= YOUR OBJECTIVE =
Copy the lines of the data below exactly, starting at the first and stopping after the line that contains "import plotly.graph_objects as go"; include no pictures.
—————
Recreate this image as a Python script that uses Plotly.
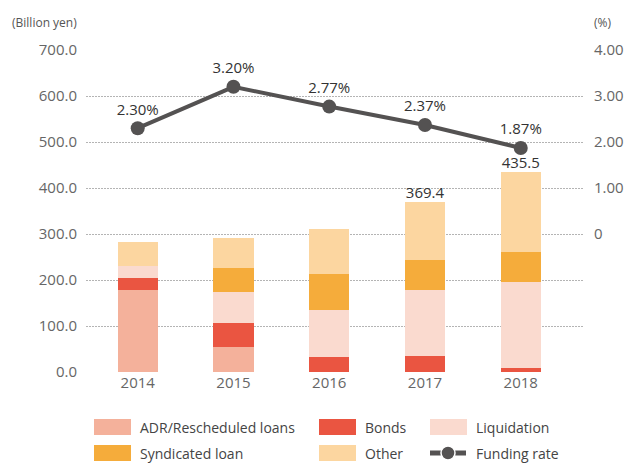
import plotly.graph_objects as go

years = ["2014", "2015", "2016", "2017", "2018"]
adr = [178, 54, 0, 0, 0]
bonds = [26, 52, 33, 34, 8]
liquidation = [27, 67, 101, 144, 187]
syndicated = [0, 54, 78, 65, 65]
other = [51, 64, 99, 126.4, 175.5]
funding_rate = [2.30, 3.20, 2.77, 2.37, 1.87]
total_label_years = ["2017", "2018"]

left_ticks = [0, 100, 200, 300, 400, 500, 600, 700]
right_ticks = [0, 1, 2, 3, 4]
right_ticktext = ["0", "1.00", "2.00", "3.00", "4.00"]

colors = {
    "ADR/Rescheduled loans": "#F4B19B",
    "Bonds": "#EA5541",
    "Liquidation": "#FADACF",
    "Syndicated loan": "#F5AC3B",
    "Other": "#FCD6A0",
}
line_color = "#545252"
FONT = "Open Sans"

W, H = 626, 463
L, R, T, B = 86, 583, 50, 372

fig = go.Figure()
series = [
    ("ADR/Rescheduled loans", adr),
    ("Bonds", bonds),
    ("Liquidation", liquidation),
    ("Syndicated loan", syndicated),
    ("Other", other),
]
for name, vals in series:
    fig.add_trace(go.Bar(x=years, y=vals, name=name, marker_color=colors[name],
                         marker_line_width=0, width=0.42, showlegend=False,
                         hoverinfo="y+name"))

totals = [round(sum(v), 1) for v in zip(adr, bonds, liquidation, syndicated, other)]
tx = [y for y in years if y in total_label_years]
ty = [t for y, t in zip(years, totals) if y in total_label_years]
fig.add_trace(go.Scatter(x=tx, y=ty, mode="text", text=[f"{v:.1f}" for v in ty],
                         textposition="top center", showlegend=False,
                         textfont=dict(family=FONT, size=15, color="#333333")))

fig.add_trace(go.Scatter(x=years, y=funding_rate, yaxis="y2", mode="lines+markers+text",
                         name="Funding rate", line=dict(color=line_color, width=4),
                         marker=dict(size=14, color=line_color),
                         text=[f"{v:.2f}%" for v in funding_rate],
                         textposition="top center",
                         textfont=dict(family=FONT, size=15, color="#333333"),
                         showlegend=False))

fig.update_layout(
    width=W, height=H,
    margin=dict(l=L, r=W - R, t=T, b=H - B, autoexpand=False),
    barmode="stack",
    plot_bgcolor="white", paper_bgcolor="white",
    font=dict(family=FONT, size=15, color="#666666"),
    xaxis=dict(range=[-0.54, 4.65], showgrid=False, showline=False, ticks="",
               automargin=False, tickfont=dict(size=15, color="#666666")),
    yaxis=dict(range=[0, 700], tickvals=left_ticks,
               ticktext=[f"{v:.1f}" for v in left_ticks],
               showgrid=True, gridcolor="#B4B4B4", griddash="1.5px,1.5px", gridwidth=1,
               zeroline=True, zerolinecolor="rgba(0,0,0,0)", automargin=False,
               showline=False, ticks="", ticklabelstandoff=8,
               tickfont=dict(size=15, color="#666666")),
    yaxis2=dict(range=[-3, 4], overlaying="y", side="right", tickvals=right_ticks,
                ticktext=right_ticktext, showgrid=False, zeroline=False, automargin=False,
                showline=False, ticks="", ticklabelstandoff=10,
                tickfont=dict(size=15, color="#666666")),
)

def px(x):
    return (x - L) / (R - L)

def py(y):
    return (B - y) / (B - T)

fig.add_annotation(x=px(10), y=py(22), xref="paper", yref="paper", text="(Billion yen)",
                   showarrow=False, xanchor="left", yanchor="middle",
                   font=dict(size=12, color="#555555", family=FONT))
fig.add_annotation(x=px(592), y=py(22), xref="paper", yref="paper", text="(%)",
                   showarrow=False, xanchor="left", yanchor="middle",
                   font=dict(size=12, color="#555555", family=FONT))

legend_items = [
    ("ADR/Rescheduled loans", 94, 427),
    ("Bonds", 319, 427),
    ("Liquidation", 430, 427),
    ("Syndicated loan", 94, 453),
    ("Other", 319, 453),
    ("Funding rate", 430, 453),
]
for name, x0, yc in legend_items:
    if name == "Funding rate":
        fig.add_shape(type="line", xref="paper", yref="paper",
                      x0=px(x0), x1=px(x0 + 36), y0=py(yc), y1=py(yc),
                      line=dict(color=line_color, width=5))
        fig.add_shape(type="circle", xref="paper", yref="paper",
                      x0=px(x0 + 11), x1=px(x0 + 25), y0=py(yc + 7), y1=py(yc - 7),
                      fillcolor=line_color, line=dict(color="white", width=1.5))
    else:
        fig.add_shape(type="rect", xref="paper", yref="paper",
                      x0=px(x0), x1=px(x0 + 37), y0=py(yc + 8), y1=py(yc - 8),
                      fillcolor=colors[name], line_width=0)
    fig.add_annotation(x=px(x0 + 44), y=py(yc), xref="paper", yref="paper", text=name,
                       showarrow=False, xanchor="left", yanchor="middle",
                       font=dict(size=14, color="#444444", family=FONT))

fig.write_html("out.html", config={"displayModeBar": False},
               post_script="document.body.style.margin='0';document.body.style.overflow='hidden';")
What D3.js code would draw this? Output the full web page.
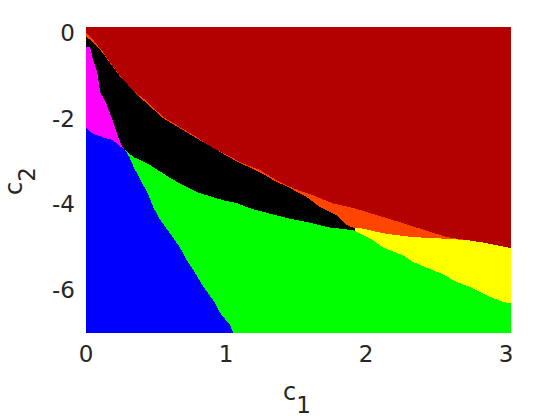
—————
= OUTPUT BELOW =
Recreate this image as a Python script that uses Plotly.
import plotly.graph_objects as go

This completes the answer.